Every village and suburb has one. I spent almost a third of my childhood in libraries and am happy to pay more taxes to preserve them."

After pre-school, Mr Kontio went to a comprehensive from the age of seven followed by high school from 16 to 19 before going on to Helsinki University to study philosophy and aesthetics.

"Actually I never hated school, not even when I was a teenager. Education is highly esteemed and all students are encouraged to go on to higher education.

"But not everyone has to go to high school, because there are many types of post-16 vocational schools, which give quite high-quality teaching nowadays, although they were not so highly regarded 10 to 15 years ago."

He says teachers are given a high degree of responsibility and autonomy in the classroom. Although there is a curriculum, teachers are not tied strictly to it except in subjects like maths.

"In many subjects, teachers can choose what kind of textbooks they use, or even not to use them."

He said most teachers were women and while the profession is held in quite high esteem, it is not that well paid. Although he thinks that few government inspections makes the job less stressful and bureaucratic for teachers, this also calls for a more creative attitude, which can be hard for some.

Mr Kontio, whose children are at school, added that he had observed that the emphasis on developing pupils' mental and emotional maturity and extra-mural interests had increased in recent times.

"Teaching methods are softer and they try to bring out pupils' individual creativity."

He said in the past there had been problems with discipline, when teachers were forbidden to remove problem students from the class.

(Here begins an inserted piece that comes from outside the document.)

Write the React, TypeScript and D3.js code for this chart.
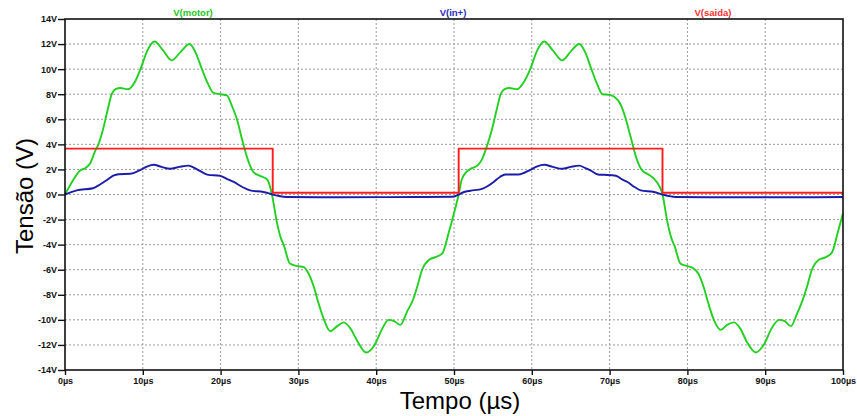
import React, { useEffect, useRef } from 'react'
import * as d3 from 'd3'

// V(motor): tempo (µs) e tensão (V)
const motorT = [
  0, 1.0, 1.9, 2.6, 3.2, 3.9, 4.3, 4.85, 5.5, 6.0, 6.5, 7.1, 8.1, 9.0, 9.7, 10.6, 11.5, 12.6, 13.7, 14.9,
  16.0, 16.8, 17.6, 18.4, 19.1, 20.0, 20.8, 21.5, 22.1, 22.8, 23.6, 24.2, 25.0, 26.0, 26.6, 27.2, 27.7, 28.1,
  28.9, 29.8, 30.7, 31.3, 32.0, 32.6, 33.3, 34.1, 35.0, 35.8, 36.7, 37.5, 38.7, 39.8, 40.7, 41.6, 42.3, 43.1,
  44.0, 44.8, 45.3, 45.9, 46.8, 47.6, 48.5, 49.3, 50.0, 50.6,
  51.0, 51.6, 52.3, 53.0, 53.6, 54.2, 54.8, 55.5, 56.0, 56.5, 57.1, 58.1, 59.0, 59.8, 60.7, 61.6, 62.7, 63.9,
  65.0, 66.1, 66.9, 67.6, 68.4, 69.1, 70.0, 70.6, 71.4, 72.0, 72.7, 73.5, 74.2, 75.0, 75.8, 76.8, 77.4, 77.9,
  78.4, 79.1, 79.9, 80.8, 81.4, 82.1, 82.7, 83.4, 84.3, 85.1, 86.0, 86.8, 87.6, 88.8, 89.9, 90.8, 91.8, 92.5,
  93.3, 94.1, 94.8, 95.4, 96.0, 96.9, 97.8, 98.6, 99.3, 100
]
const motorV = [
  0, 1.1, 1.9, 2.1, 2.45, 3.5, 4.0, 5.1, 6.8, 8.0, 8.4, 8.5, 8.4, 9.0, 10.0, 11.5, 12.2, 11.5, 10.7, 11.4,
  12.0, 11.3, 10.0, 8.8, 8.1, 8.0, 7.9, 7.0, 6.0, 4.3, 2.6, 1.8, 1.5, 1.2, 0, -2.1, -3.4, -4.0,
  -5.5, -5.7, -5.8, -6.3, -7.4, -8.7, -10.0, -10.9, -10.5, -10.2, -10.7, -11.6, -12.6, -12.0, -10.8, -10.0, -10.1, -10.4,
  -9.3, -8.3, -7.3, -6.0, -5.2, -5.0, -4.7, -3.1, -1.5, 0,
  1.2, 1.8, 2.1, 2.3, 2.8, 3.8, 5.0, 6.8, 8.0, 8.4, 8.5, 8.4, 9.0, 10.0, 11.5, 12.2, 11.5, 10.7,
  11.4, 12.0, 11.3, 10.1, 8.8, 8.0, 7.95, 7.8, 7.2, 6.2, 4.6, 2.8, 1.9, 1.6, 1.2, 0, -2.1, -3.4,
  -4.2, -5.5, -5.7, -5.9, -6.3, -7.4, -8.7, -10.0, -10.8, -10.4, -10.2, -10.7, -11.7, -12.6, -11.9, -10.7, -10.0, -10.1,
  -10.5, -9.5, -8.45, -7.3, -6.0, -5.2, -5.0, -4.6, -3.1, -1.5
]

// V(in+)
const inT = [
  0, 1.5, 3.6, 4.5, 5.4, 6.2, 6.9, 8.4, 9.7, 10.6, 11.4, 12.4, 13.5, 14.7, 15.9, 16.7, 17.4, 18.4, 19.9,
  20.8, 21.7, 22.8, 23.8, 25.5, 26.7, 27.5, 28.5, 35, 45, 49.8, 50.6,
  51.3, 52.1, 53.6, 54.4, 55.1, 55.9, 56.6, 58.3, 59.8, 60.7, 61.6, 62.7, 63.9, 65.0, 66.1, 66.9, 67.6,
  68.5, 69.3, 70.8, 71.6, 72.3, 73.2, 74.0, 75.7, 76.8, 77.6, 78.5, 85, 95, 100
]
const inV = [
  0, 0.33, 0.5, 0.8, 1.15, 1.5, 1.62, 1.65, 1.97, 2.25, 2.37, 2.2, 2.05, 2.2, 2.3, 2.1, 1.86, 1.57, 1.5,
  1.25, 1.0, 0.6, 0.33, 0.2, 0, -0.12, -0.2, -0.22, -0.2, -0.18, 0,
  0.2, 0.3, 0.45, 0.7, 1.0, 1.4, 1.6, 1.6, 1.97, 2.25, 2.37, 2.2, 2.05, 2.2, 2.3, 2.1, 1.9,
  1.6, 1.57, 1.5, 1.2, 1.0, 0.6, 0.33, 0.2, 0, -0.12, -0.2, -0.22, -0.22, -0.2
]

// V(saida) (degraus)
const saidaT = [0, 26.7, 50.6, 76.8, 100]
const saidaV = [3.66, 0.14, 3.66, 0.14, 0.14]

const timeTicks = [0, 10, 20, 30, 40, 50, 60, 70, 80, 90, 100]
const voltTicks = [-14, -12, -10, -8, -6, -4, -2, 0, 2, 4, 6, 8, 10, 12, 14]

const series = [
  { name: 'V(motor)', t: motorT, v: motorV, color: '#22d022', label: '#22c822', labelX: 193 },
  { name: 'V(in+)', t: inT, v: inV, color: '#1c1caa', label: '#2a2ab8', labelX: 453 },
  { name: 'V(saida)', t: saidaT, v: saidaV, color: '#ff1c1c', label: '#ff3030', labelX: 713 }
]

const FONT = '"Liberation Sans", Arial, sans-serif'

const Chart = () => {
  const ref = useRef(null)

  useEffect(() => {
    const width = 857
    const height = 416
    const margin = { top: 19, right: 14, bottom: 46, left: 65 }

    const svg = d3.select(ref.current)
      .append('svg')
      .attr('width', width)
      .attr('height', height)
      .style('position', 'absolute')
      .style('left', 0)
      .style('top', 0)
      .style('background', '#fff')

    const x = d3.scaleLinear().domain([0, 100]).range([margin.left, width - margin.right])
    const y = d3.scaleLinear().domain([-14, 14]).range([height - margin.bottom, margin.top])

    // grid
    svg.append('g')
      .selectAll('line')
      .data(timeTicks.slice(1, -1))
      .join('line')
      .attr('x1', d => x(d)).attr('x2', d => x(d))
      .attr('y1', y(14)).attr('y2', y(-14))
      .attr('stroke', '#9a9a9a')
      .attr('stroke-dasharray', '2,2')

    svg.append('g')
      .selectAll('line')
      .data(voltTicks.slice(1, -1))
      .join('line')
      .attr('x1', x(0)).attr('x2', x(100))
      .attr('y1', d => y(d)).attr('y2', d => y(d))
      .attr('stroke', '#9a9a9a')
      .attr('stroke-dasharray', '2,2')

    // curves
    series.forEach(s => {
      const pts = s.t.map((t, i) => [t, s.v[i]])
      const line = d3.line()
        .x(d => x(d[0]))
        .y(d => y(d[1]))
        .curve(s.name === 'V(saida)' ? d3.curveStepAfter : d3.curveMonotoneX)
      svg.append('path')
        .datum(pts)
        .attr('d', line)
        .attr('fill', 'none')
        .attr('stroke', s.color)
        .attr('stroke-width', 1.9)
        .attr('stroke-linejoin', 'round')

      svg.append('text')
        .attr('x', s.labelX)
        .attr('y', 15.5)
        .attr('text-anchor', 'middle')
        .attr('font-family', FONT)
        .attr('font-weight', 'bold')
        .attr('font-size', 9.5)
        .attr('fill', s.label)
        .text(s.name)
    })

    // frame
    svg.append('rect')
      .attr('x', x(0)).attr('y', y(14))
      .attr('width', x(100) - x(0)).attr('height', y(-14) - y(14))
      .attr('fill', 'none')
      .attr('stroke', '#111')
      .attr('stroke-width', 1.6)

    // axes
    const yAxis = d3.axisLeft(y)
      .tickValues(voltTicks)
      .tickFormat(d => d + 'V')
      .tickSize(7)
      .tickSizeOuter(0)
      .tickPadding(1)
    const gy = svg.append('g')
      .attr('transform', 'translate(' + x(0) + ',0)')
      .call(yAxis)
    gy.select('.domain').remove()

    const xAxis = d3.axisBottom(x)
      .tickValues(timeTicks)
      .tickFormat(d => d + 'µs')
      .tickSize(5)
      .tickSizeOuter(0)
      .tickPadding(3)
    const gx = svg.append('g')
      .attr('transform', 'translate(0,' + y(-14) + ')')
      .call(xAxis)
    gx.select('.domain').remove()

    svg.selectAll('.tick line').attr('stroke', '#111').attr('stroke-width', 1.4)
    svg.selectAll('.tick text')
      .attr('font-family', FONT)
      .attr('font-weight', 'bold')
      .attr('font-size', 9)
      .attr('fill', '#111')

    // axis titles
    svg.append('text')
      .attr('x', 460)
      .attr('y', 409)
      .attr('text-anchor', 'middle')
      .attr('font-family', FONT)
      .attr('font-size', 24)
      .attr('fill', '#000')
      .text('Tempo (µs)')

    svg.append('text')
      .attr('transform', 'translate(33,196) rotate(-90)')
      .attr('text-anchor', 'middle')
      .attr('font-family', FONT)
      .attr('font-size', 24)
      .attr('fill', '#000')
      .text('Tensão (V)')

    return () => {
      d3.select(ref.current).select('svg').remove()
    }
  }, [])

  return <div ref={ref}></div>
}

export default function App() {
  return <Chart />
}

But disciplinary procedures, including detentions and more homework were now stricter.

He thinks it is a shame that the English-speaking world cannot share more in the joys of Finnish literature.

"One problem, of course, is the lack of decent translators. There are not many native British who can speak Finnish and are capable of translating from it.

"I think this is sad because our literature could enrich British culture, and encourage people to see attitudes to the world and emotions from a different angle."